Code that draws figures
────────────────
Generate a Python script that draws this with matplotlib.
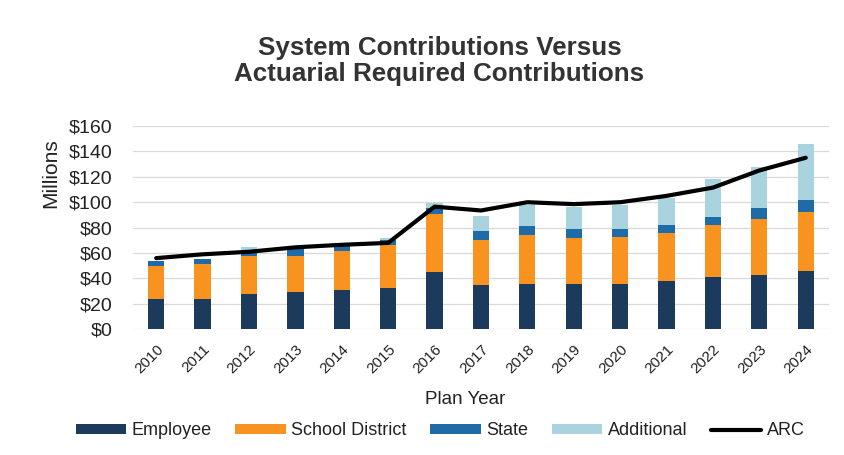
import matplotlib
matplotlib.use("Agg")
import matplotlib.pyplot as plt
import numpy as np

plt.rcParams['font.family'] = ['Liberation Sans', 'DejaVu Sans']

years = ['2010', '2011', '2012', '2013', '2014', '2015', '2016', '2017',
         '2018', '2019', '2020', '2021', '2022', '2023', '2024']
employee = [24, 24, 27.5, 29, 31, 32.5, 45, 34.5, 36, 36, 36, 38, 41.5, 43, 46]
school_district = [25.5, 27, 30.5, 29, 31, 33.5, 46, 36, 38, 36, 36.5, 37.5, 40.5, 44, 46]
state = [4.5, 4.5, 2, 5, 6, 4.5, 4.5, 6.5, 7, 7, 6.5, 6.5, 6.5, 8.5, 9.5]
additional = [0, 0, 5, 0, 0, 1.5, 3.5, 12, 17, 17.5, 18.5, 21, 29.5, 32, 44.5]
arc = [56, 59, 61, 64.5, 66.5, 68, 96.5, 93.5, 100, 98.5, 100, 105, 111.5, 125, 135]

colors = {
    'Employee': '#1B3A5C',
    'School District': '#F7931E',
    'State': '#1F6BA8',
    'Additional': '#A9D3DF',
}

fig = plt.figure(figsize=(8.45, 4.55), dpi=100)
ax = fig.add_axes([0.1574, 0.2763, 0.8236, 0.4468])

x = np.arange(len(years))
w = 0.35
bottom = np.zeros(len(years))
handles = []
for name, vals in [('Employee', employee), ('School District', school_district),
                   ('State', state), ('Additional', additional)]:
    v = np.array(vals, dtype=float)
    b = ax.bar(x, v, w, bottom=bottom, color=colors[name], label=name, zorder=2)
    handles.append(b)
    bottom += v

line, = ax.plot(x, arc, color='black', lw=3, label='ARC', zorder=3,
                solid_capstyle='round')
handles.append(line)

ax.set_xlim(-0.5, len(years) - 0.5)
ax.set_ylim(0, 160)
ax.set_yticks(range(0, 161, 20))
ax.set_yticklabels([f'${v}' for v in range(0, 161, 20)], fontsize=14, color='#222222')
ax.set_xticks(x)
ax.set_xticklabels(years, rotation=45, ha='right', rotation_mode='anchor',
                   fontsize=11, color='#222222')
ax.tick_params(axis='y', length=0, pad=15)
ax.tick_params(axis='x', length=0, pad=9)
ax.yaxis.grid(True, color='#d9d9d9', lw=0.9, zorder=0)
for s in ax.spines.values():
    s.set_visible(False)

ax.set_ylabel('Millions', fontsize=15, color='#222222')
ax.yaxis.set_label_coords(-0.104, 0.77)
fig.text(0.551, 0.121, 'Plan Year', ha='center', va='center', fontsize=13.5,
         color='#222222')

fig.text(0.52, 0.866, 'System Contributions Versus\nActuarial Required Contributions',
         ha='center', va='center', fontsize=18.7, fontweight='bold', color='#333333',
         linespacing=1.15)

leg = fig.legend(handles, [h.get_label() for h in handles], loc='center',
                 bbox_to_anchor=(0.521, 0.053), ncol=5, frameon=False, fontsize=13,
                 handlelength=2.8, handleheight=0.5, columnspacing=1.3,
                 handletextpad=0.3)
for t in leg.get_texts():
    t.set_color('#222222')

fig.savefig('out.png', dpi=100, facecolor='white')
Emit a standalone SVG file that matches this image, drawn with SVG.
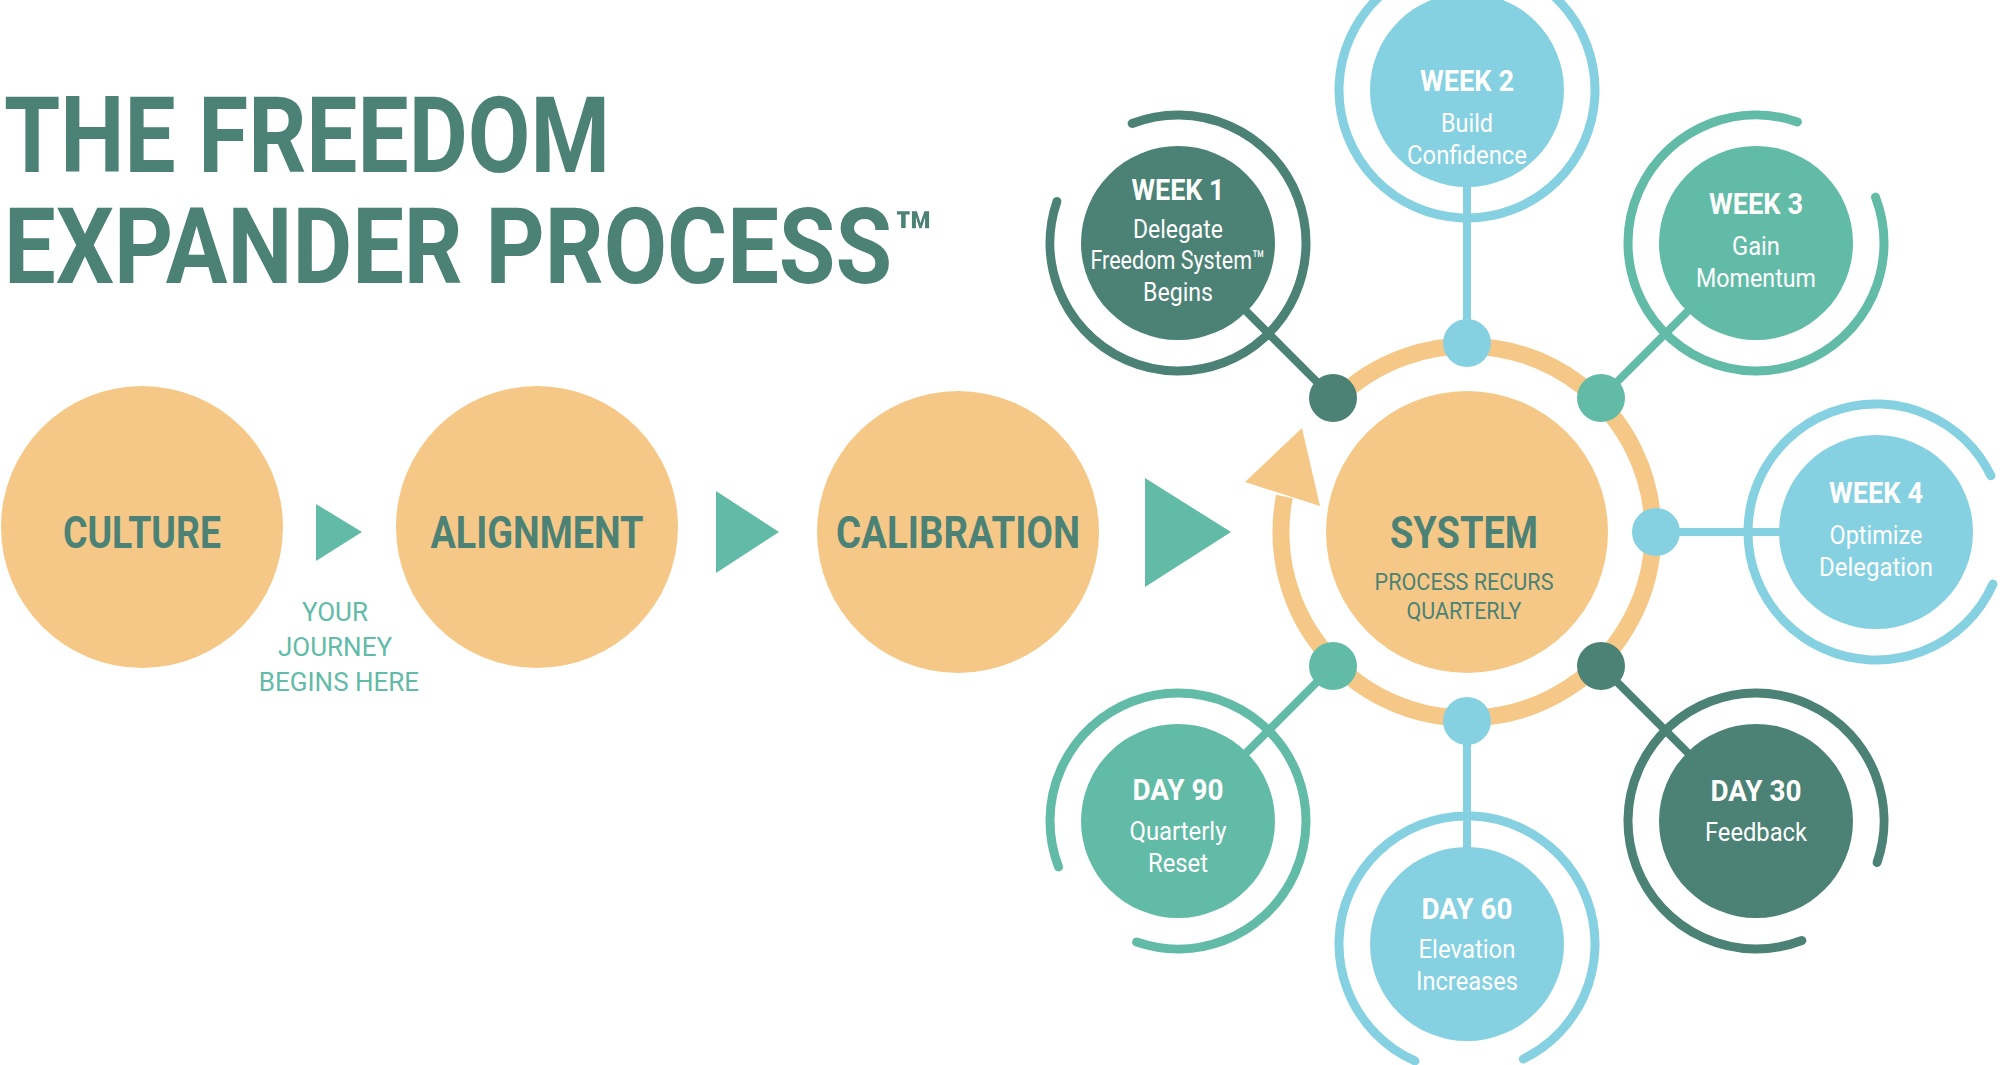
<svg xmlns="http://www.w3.org/2000/svg" width="2000" height="1065" viewBox="0 0 2000 1065">
<style>
text{font-family:Roboto,"Liberation Sans",sans-serif;text-anchor:middle}
.t{font-weight:700;font-size:106px;fill:#4b8275;text-anchor:start}
.m{font-weight:700;font-size:44px;fill:#4b8275}
.s{font-size:23px;fill:#4b8275}
.j{font-size:26px;fill:#62bba7}
.h{font-weight:700;font-size:30px;fill:#fff}
.b{font-size:26px;fill:#fff}
.ring{fill:none;stroke-width:9;stroke-linecap:round;stroke-dasharray:692 112}
.dk{fill:#4b8275}.tl{fill:#62bba7}.lb{fill:#85d1e1}.or{fill:#f6c887}
.cdk{stroke:#4b8275}.ctl{stroke:#62bba7}.clb{stroke:#85d1e1}
.ln{stroke-width:8}
</style>
<rect width="2000" height="1065" fill="#fff"/>
<g id="title">
<text class="t" x="4" y="172" textLength="606" lengthAdjust="spacingAndGlyphs">THE FREEDOM</text>
<text class="t" x="4" y="283" textLength="888" lengthAdjust="spacingAndGlyphs">EXPANDER PROCESS</text>
<text x="893" y="257" style="font-weight:700;font-size:64px;fill:#4b8275;text-anchor:start">™</text>
</g>
<g id="connectors">
<polygon class="tl" points="316,504 362,532 316,561"/>
<polygon class="tl" points="716,491 779,532 716,573"/>
<polygon class="tl" points="1145,478 1231,532 1145,587"/>
<path d="M1284.4,496.5 A186,186 0 1 0 1335.5,400.5" fill="none" stroke="#f6c887" stroke-width="17"/>
<polygon class="or" points="1302,428 1245,482 1320,506"/>
<line class="ln cdk" x1="1333" y1="398" x2="1178" y2="243"/>
<line class="ln clb" x1="1467" y1="343" x2="1467" y2="90"/>
<line class="ln ctl" x1="1601" y1="398" x2="1756" y2="243"/>
<line class="ln clb" x1="1656" y1="532" x2="1876" y2="532"/>
<line class="ln cdk" x1="1601" y1="666" x2="1756" y2="821"/>
<line class="ln clb" x1="1467" y1="721" x2="1467" y2="944"/>
<line class="ln ctl" x1="1333" y1="666" x2="1178" y2="821"/>
</g>
<g id="culture"><circle class="or" cx="142" cy="527" r="141"/><text class="m" x="142" y="548" textLength="158" lengthAdjust="spacingAndGlyphs">CULTURE</text></g>
<g id="journey"><text class="j" x="335" y="621">YOUR</text><text class="j" x="335" y="656">JOURNEY</text><text class="j" x="339" y="691">BEGINS HERE</text></g>
<g id="alignment"><circle class="or" cx="537" cy="527" r="141"/><text class="m" x="537" y="548" textLength="213" lengthAdjust="spacingAndGlyphs">ALIGNMENT</text></g>
<g id="calibration"><circle class="or" cx="958" cy="532" r="141"/><text class="m" x="958" y="548" textLength="244" lengthAdjust="spacingAndGlyphs">CALIBRATION</text></g>
<g id="system"><circle class="or" cx="1467" cy="532" r="141"/>
<text class="m" x="1464" y="548" textLength="148" lengthAdjust="spacingAndGlyphs">SYSTEM</text>
<text class="s" x="1464" y="590" textLength="179" lengthAdjust="spacingAndGlyphs">PROCESS RECURS</text>
<text class="s" x="1464" y="619" textLength="115" lengthAdjust="spacingAndGlyphs">QUARTERLY</text></g>
<g id="dots">
<circle class="dk" cx="1333" cy="398" r="24"/><circle class="lb" cx="1467" cy="343" r="24"/><circle class="tl" cx="1601" cy="398" r="24"/>
<circle class="lb" cx="1656" cy="532" r="24"/><circle class="dk" cx="1601" cy="666" r="24"/><circle class="lb" cx="1467" cy="721" r="24"/><circle class="tl" cx="1333" cy="666" r="24"/>
</g>
<g id="week1"><circle class="ring cdk" cx="1178" cy="243" r="128" transform="rotate(249 1178 243)"/><circle class="dk" cx="1178" cy="243" r="97"/>
<text class="h" x="1178" y="200" textLength="93" lengthAdjust="spacingAndGlyphs">WEEK 1</text><text class="b" x="1178" y="238" textLength="90" lengthAdjust="spacingAndGlyphs">Delegate</text><text class="b" x="1178" y="269" textLength="175" lengthAdjust="spacingAndGlyphs">Freedom System™</text><text class="b" x="1178" y="301" textLength="70" lengthAdjust="spacingAndGlyphs">Begins</text></g>
<g id="week2"><circle class="ring clb" cx="1467" cy="90" r="128" transform="rotate(294 1467 90)"/><circle class="lb" cx="1467" cy="90" r="97"/>
<text class="h" x="1467" y="91" textLength="94" lengthAdjust="spacingAndGlyphs">WEEK 2</text><text class="b" x="1467" y="132" textLength="52" lengthAdjust="spacingAndGlyphs">Build</text><text class="b" x="1467" y="164" textLength="120" lengthAdjust="spacingAndGlyphs">Confidence</text></g>
<g id="week3"><circle class="ring ctl" cx="1756" cy="243" r="128" transform="rotate(339 1756 243)"/><circle class="tl" cx="1756" cy="243" r="97"/>
<text class="h" x="1756" y="214" textLength="94" lengthAdjust="spacingAndGlyphs">WEEK 3</text><text class="b" x="1756" y="255" textLength="48" lengthAdjust="spacingAndGlyphs">Gain</text><text class="b" x="1756" y="287" textLength="120" lengthAdjust="spacingAndGlyphs">Momentum</text></g>
<g id="week4"><circle class="ring clb" cx="1876" cy="532" r="128" transform="rotate(24 1876 532)"/><circle class="lb" cx="1876" cy="532" r="97"/>
<text class="h" x="1876" y="503" textLength="94" lengthAdjust="spacingAndGlyphs">WEEK 4</text><text class="b" x="1876" y="544" textLength="93" lengthAdjust="spacingAndGlyphs">Optimize</text><text class="b" x="1876" y="576" textLength="114" lengthAdjust="spacingAndGlyphs">Delegation</text></g>
<g id="day30"><circle class="ring cdk" cx="1756" cy="821" r="128" transform="rotate(69 1756 821)"/><circle class="dk" cx="1756" cy="821" r="97"/>
<text class="h" x="1756" y="801" textLength="91" lengthAdjust="spacingAndGlyphs">DAY 30</text><text class="b" x="1756" y="841" textLength="102" lengthAdjust="spacingAndGlyphs">Feedback</text></g>
<g id="day60"><circle class="ring clb" cx="1467" cy="944" r="128" transform="rotate(114 1467 944)"/><circle class="lb" cx="1467" cy="944" r="97"/>
<text class="h" x="1467" y="919" textLength="91" lengthAdjust="spacingAndGlyphs">DAY 60</text><text class="b" x="1467" y="958" textLength="97" lengthAdjust="spacingAndGlyphs">Elevation</text><text class="b" x="1467" y="990" textLength="102" lengthAdjust="spacingAndGlyphs">Increases</text></g>
<g id="day90"><circle class="ring ctl" cx="1178" cy="821" r="128" transform="rotate(159 1178 821)"/><circle class="tl" cx="1178" cy="821" r="97"/>
<text class="h" x="1178" y="800" textLength="91" lengthAdjust="spacingAndGlyphs">DAY 90</text><text class="b" x="1178" y="840" textLength="97" lengthAdjust="spacingAndGlyphs">Quarterly</text><text class="b" x="1178" y="872" textLength="60" lengthAdjust="spacingAndGlyphs">Reset</text></g>
</svg>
────────────────
§ **Problem**: Everything from the first line of the records through the line containing "s.set_visible(False)" should be reproduced exactly, apart from the pictures.

§ **Response to the exercise**:
Generate a Python script that draws this with matplotlib.
import matplotlib
matplotlib.use("Agg")
import matplotlib.pyplot as plt
import numpy as np

plt.rcParams['font.family'] = ['Liberation Sans', 'DejaVu Sans']

years = ['2010', '2011', '2012', '2013', '2014', '2015', '2016', '2017',
         '2018', '2019', '2020', '2021', '2022', '2023', '2024']
employee = [24, 24, 27.5, 29, 31, 32.5, 45, 34.5, 36, 36, 36, 38, 41.5, 43, 46]
school_district = [25.5, 27, 30.5, 29, 31, 33.5, 46, 36, 38, 36, 36.5, 37.5, 40.5, 44, 46]
state = [4.5, 4.5, 2, 5, 6, 4.5, 4.5, 6.5, 7, 7, 6.5, 6.5, 6.5, 8.5, 9.5]
additional = [0, 0, 5, 0, 0, 1.5, 3.5, 12, 17, 17.5, 18.5, 21, 29.5, 32, 44.5]
arc = [56, 59, 61, 64.5, 66.5, 68, 96.5, 93.5, 100, 98.5, 100, 105, 111.5, 125, 135]

colors = {
    'Employee': '#1B3A5C',
    'School District': '#F7931E',
    'State': '#1F6BA8',
    'Additional': '#A9D3DF',
}

fig = plt.figure(figsize=(8.45, 4.55), dpi=100)
ax = fig.add_axes([0.1574, 0.2763, 0.8236, 0.4468])

x = np.arange(len(years))
w = 0.35
bottom = np.zeros(len(years))
handles = []
for name, vals in [('Employee', employee), ('School District', school_district),
                   ('State', state), ('Additional', additional)]:
    v = np.array(vals, dtype=float)
    b = ax.bar(x, v, w, bottom=bottom, color=colors[name], label=name, zorder=2)
    handles.append(b)
    bottom += v

line, = ax.plot(x, arc, color='black', lw=3, label='ARC', zorder=3,
                solid_capstyle='round')
handles.append(line)

ax.set_xlim(-0.5, len(years) - 0.5)
ax.set_ylim(0, 160)
ax.set_yticks(range(0, 161, 20))
ax.set_yticklabels([f'${v}' for v in range(0, 161, 20)], fontsize=14, color='#222222')
ax.set_xticks(x)
ax.set_xticklabels(years, rotation=45, ha='right', rotation_mode='anchor',
                   fontsize=11, color='#222222')
ax.tick_params(axis='y', length=0, pad=15)
ax.tick_params(axis='x', length=0, pad=9)
ax.yaxis.grid(True, color='#d9d9d9', lw=0.9, zorder=0)
for s in ax.spines.values():
    s.set_visible(False)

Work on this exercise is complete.